(Plotting code records)
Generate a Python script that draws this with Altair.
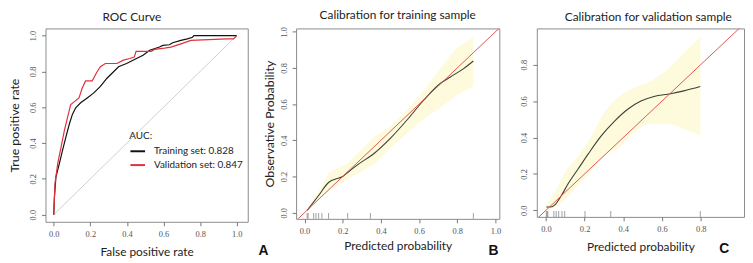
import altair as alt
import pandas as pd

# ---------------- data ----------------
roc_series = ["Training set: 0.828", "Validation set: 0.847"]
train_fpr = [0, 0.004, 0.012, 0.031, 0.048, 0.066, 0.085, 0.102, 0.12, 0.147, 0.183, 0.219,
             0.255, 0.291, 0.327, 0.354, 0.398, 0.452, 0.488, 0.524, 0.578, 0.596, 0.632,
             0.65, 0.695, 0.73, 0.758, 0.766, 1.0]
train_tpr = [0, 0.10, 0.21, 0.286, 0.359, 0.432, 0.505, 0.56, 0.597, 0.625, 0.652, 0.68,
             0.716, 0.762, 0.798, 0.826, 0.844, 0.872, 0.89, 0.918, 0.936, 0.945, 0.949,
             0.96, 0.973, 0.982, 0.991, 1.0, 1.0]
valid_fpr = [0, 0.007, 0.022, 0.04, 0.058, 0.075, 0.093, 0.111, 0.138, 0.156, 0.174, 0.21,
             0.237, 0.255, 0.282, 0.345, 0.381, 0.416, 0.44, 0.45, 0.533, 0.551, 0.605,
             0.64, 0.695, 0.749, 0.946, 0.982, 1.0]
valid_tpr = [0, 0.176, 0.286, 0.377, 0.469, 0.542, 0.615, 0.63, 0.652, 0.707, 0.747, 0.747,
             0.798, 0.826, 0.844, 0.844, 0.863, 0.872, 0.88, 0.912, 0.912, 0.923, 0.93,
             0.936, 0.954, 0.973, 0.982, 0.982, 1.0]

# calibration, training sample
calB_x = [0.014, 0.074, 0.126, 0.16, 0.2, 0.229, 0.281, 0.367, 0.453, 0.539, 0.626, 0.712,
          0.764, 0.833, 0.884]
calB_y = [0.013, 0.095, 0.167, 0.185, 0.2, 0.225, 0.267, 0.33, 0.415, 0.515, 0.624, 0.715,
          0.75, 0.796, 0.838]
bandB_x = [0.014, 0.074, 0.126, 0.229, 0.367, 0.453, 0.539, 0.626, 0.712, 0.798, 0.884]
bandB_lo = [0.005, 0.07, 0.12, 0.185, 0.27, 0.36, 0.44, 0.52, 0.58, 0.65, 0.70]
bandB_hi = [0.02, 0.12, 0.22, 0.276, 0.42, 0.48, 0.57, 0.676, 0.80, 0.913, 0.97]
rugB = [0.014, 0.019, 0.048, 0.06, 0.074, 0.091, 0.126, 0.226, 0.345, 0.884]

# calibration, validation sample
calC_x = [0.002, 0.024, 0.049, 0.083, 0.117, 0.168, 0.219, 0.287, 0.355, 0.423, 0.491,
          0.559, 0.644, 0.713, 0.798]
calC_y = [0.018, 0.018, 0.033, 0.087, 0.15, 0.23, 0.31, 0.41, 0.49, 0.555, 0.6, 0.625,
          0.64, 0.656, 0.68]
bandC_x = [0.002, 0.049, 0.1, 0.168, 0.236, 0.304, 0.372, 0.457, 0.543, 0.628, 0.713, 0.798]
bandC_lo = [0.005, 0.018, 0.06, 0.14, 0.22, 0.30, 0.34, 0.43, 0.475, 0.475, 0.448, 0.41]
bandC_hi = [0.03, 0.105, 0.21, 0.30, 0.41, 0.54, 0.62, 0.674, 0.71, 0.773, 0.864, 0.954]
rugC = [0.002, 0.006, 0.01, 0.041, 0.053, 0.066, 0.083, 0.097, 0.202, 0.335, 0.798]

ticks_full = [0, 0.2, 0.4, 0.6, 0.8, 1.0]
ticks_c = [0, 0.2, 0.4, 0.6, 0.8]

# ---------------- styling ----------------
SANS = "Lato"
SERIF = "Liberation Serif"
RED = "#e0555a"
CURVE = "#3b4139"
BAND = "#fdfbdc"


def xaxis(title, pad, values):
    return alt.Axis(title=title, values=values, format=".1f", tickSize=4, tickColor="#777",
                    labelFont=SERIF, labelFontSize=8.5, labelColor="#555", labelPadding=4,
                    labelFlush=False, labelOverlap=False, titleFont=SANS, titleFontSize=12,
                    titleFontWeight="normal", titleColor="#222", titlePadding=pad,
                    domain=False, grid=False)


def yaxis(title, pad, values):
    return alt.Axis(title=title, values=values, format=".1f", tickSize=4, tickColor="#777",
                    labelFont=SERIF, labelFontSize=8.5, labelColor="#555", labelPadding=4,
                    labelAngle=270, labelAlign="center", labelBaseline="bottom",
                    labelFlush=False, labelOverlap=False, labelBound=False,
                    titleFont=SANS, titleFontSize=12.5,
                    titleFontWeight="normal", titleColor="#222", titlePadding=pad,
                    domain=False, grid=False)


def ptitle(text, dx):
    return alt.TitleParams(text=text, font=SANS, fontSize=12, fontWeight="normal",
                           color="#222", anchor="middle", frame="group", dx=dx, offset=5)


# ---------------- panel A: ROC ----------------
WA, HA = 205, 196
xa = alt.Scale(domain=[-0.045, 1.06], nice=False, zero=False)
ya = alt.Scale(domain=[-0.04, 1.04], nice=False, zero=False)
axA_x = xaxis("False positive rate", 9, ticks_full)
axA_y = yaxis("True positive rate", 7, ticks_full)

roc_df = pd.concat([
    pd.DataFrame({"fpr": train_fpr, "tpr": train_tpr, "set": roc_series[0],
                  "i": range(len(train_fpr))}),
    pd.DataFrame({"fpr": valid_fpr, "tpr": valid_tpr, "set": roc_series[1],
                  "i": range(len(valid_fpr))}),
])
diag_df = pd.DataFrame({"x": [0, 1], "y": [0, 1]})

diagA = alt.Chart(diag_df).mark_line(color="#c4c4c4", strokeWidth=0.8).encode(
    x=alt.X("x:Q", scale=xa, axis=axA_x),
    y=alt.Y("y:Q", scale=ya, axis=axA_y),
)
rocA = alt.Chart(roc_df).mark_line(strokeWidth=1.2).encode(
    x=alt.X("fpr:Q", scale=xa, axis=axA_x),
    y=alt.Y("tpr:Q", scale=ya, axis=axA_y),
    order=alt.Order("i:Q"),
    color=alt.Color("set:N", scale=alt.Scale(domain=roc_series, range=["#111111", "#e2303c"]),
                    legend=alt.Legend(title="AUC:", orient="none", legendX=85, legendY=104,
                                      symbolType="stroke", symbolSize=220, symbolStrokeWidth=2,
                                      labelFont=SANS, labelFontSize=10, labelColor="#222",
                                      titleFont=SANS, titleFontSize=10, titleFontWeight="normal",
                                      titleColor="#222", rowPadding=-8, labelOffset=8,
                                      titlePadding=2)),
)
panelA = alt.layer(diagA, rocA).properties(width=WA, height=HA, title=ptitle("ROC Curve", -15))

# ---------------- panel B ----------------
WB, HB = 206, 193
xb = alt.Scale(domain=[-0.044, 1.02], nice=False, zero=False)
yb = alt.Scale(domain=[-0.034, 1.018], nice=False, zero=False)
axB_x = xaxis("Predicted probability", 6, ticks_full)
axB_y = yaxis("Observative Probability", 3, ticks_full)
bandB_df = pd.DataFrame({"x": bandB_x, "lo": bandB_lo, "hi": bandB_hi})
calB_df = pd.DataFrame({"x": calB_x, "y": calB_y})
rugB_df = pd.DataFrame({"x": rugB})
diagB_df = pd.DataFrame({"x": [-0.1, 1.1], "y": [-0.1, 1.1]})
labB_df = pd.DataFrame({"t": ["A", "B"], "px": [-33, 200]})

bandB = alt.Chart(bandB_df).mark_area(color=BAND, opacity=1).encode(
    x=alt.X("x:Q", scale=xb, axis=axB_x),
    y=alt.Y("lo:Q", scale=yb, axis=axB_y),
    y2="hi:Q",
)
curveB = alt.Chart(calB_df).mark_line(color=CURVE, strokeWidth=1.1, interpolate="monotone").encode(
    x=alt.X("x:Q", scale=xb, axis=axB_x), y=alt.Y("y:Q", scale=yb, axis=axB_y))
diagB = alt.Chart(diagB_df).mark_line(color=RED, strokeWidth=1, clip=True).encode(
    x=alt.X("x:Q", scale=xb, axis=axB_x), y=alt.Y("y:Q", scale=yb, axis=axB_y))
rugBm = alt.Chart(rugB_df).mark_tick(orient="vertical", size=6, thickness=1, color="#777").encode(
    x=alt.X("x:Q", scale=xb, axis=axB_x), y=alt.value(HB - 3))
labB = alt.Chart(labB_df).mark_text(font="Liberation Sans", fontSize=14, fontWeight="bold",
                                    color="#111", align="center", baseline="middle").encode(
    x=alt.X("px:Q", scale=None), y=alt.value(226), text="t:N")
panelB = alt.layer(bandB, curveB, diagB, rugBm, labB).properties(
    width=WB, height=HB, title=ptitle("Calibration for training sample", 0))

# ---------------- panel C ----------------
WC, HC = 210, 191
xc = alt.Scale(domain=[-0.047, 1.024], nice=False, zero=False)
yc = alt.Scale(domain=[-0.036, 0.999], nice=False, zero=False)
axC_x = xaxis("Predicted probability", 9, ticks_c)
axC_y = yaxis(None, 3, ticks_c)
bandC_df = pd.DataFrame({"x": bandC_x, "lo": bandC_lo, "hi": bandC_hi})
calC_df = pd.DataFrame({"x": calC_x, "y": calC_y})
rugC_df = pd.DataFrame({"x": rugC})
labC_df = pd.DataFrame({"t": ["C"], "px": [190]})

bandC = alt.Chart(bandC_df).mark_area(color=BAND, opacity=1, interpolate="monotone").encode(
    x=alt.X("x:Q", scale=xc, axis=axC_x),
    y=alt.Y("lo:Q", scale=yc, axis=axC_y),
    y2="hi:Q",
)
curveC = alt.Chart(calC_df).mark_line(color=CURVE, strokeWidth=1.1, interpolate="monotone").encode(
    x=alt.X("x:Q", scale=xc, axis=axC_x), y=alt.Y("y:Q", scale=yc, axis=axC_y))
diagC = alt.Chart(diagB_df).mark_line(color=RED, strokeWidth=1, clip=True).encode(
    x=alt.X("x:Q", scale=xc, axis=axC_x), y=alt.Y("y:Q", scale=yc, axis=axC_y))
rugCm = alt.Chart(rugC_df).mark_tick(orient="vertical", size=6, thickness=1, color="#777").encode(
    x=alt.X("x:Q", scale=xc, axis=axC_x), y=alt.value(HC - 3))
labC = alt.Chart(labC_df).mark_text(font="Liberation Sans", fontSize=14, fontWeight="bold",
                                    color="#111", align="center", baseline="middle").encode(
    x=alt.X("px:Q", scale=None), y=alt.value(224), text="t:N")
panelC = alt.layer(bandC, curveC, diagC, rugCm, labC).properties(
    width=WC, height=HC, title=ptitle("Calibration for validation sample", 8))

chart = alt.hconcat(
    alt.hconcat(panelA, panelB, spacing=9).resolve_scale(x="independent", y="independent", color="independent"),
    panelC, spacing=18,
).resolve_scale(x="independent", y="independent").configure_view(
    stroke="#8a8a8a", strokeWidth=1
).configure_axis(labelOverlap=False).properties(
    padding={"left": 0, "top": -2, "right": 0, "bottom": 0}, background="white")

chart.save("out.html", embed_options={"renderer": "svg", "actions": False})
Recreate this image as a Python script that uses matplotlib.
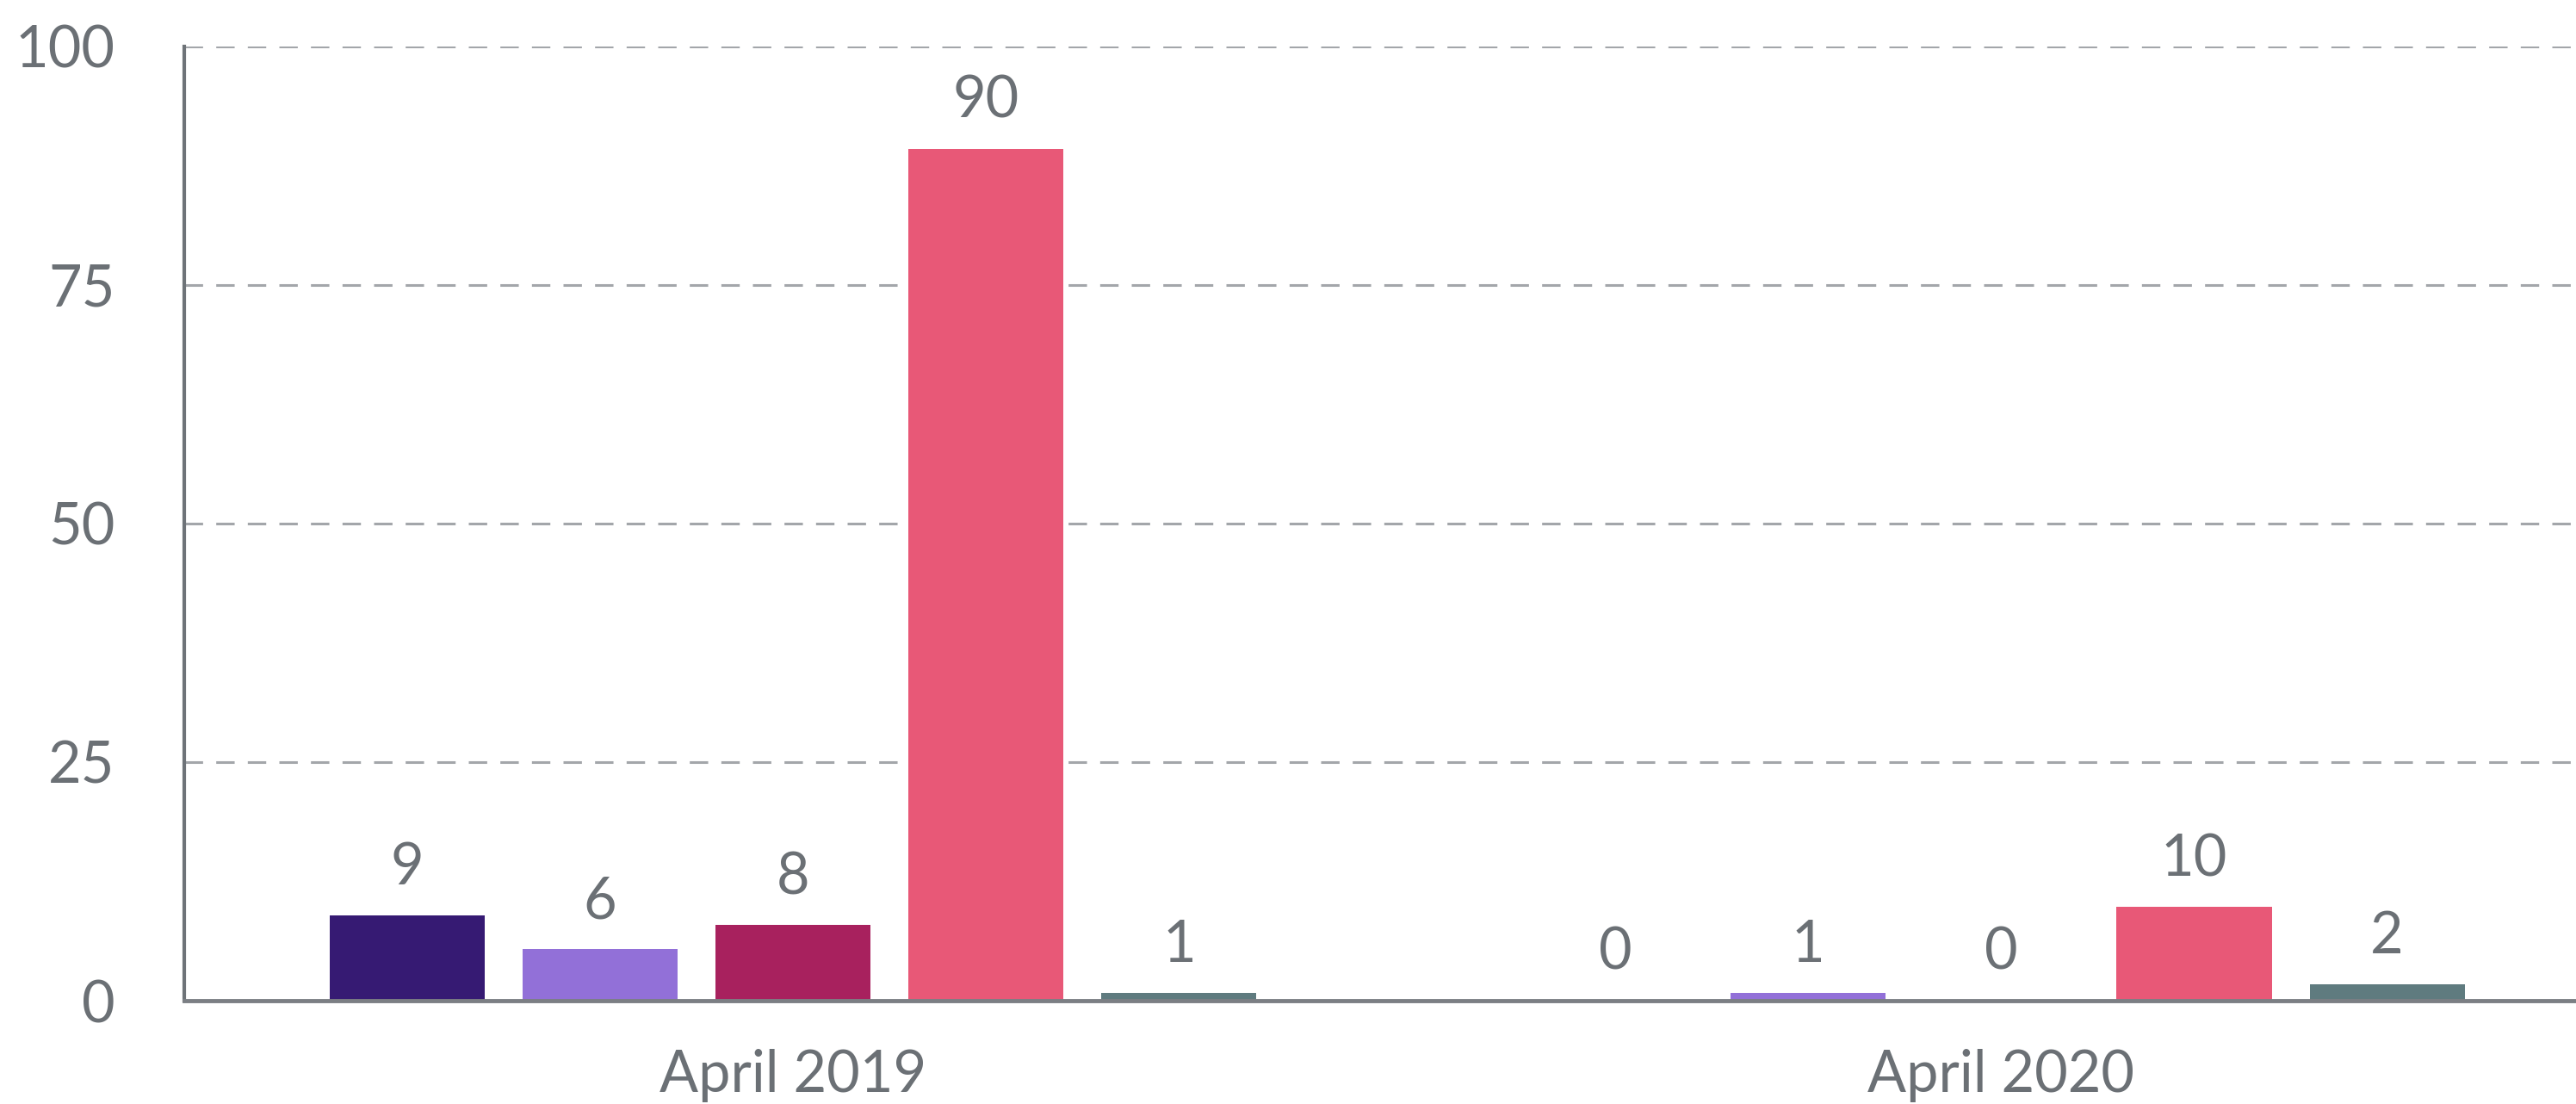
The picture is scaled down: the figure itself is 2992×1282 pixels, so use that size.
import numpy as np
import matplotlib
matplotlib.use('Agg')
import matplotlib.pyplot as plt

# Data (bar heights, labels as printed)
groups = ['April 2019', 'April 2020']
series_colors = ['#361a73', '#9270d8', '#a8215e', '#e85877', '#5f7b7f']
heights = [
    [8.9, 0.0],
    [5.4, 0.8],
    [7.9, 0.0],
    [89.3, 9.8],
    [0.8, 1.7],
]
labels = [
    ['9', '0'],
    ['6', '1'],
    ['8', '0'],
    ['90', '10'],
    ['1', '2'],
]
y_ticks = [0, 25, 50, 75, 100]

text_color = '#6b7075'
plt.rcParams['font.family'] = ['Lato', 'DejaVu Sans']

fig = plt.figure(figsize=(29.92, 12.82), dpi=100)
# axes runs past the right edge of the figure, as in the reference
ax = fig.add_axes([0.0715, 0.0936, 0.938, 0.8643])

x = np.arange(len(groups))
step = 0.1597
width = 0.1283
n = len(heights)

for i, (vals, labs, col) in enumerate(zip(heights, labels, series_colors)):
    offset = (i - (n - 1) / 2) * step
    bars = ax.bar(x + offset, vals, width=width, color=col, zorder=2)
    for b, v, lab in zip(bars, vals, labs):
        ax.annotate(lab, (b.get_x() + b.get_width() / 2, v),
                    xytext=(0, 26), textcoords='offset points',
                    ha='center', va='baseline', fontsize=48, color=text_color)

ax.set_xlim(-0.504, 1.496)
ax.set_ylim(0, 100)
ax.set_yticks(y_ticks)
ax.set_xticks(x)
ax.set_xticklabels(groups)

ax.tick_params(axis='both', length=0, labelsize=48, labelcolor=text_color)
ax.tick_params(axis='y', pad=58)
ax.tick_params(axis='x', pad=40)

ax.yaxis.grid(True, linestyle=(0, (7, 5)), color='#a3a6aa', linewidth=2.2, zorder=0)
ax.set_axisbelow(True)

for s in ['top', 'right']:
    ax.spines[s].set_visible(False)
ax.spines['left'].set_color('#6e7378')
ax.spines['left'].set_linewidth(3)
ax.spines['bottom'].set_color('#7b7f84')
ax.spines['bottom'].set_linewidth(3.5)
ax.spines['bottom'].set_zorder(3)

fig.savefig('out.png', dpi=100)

[The problem] Only a number is wanted: how many lines of the material above hold "script"?

[The solution] 2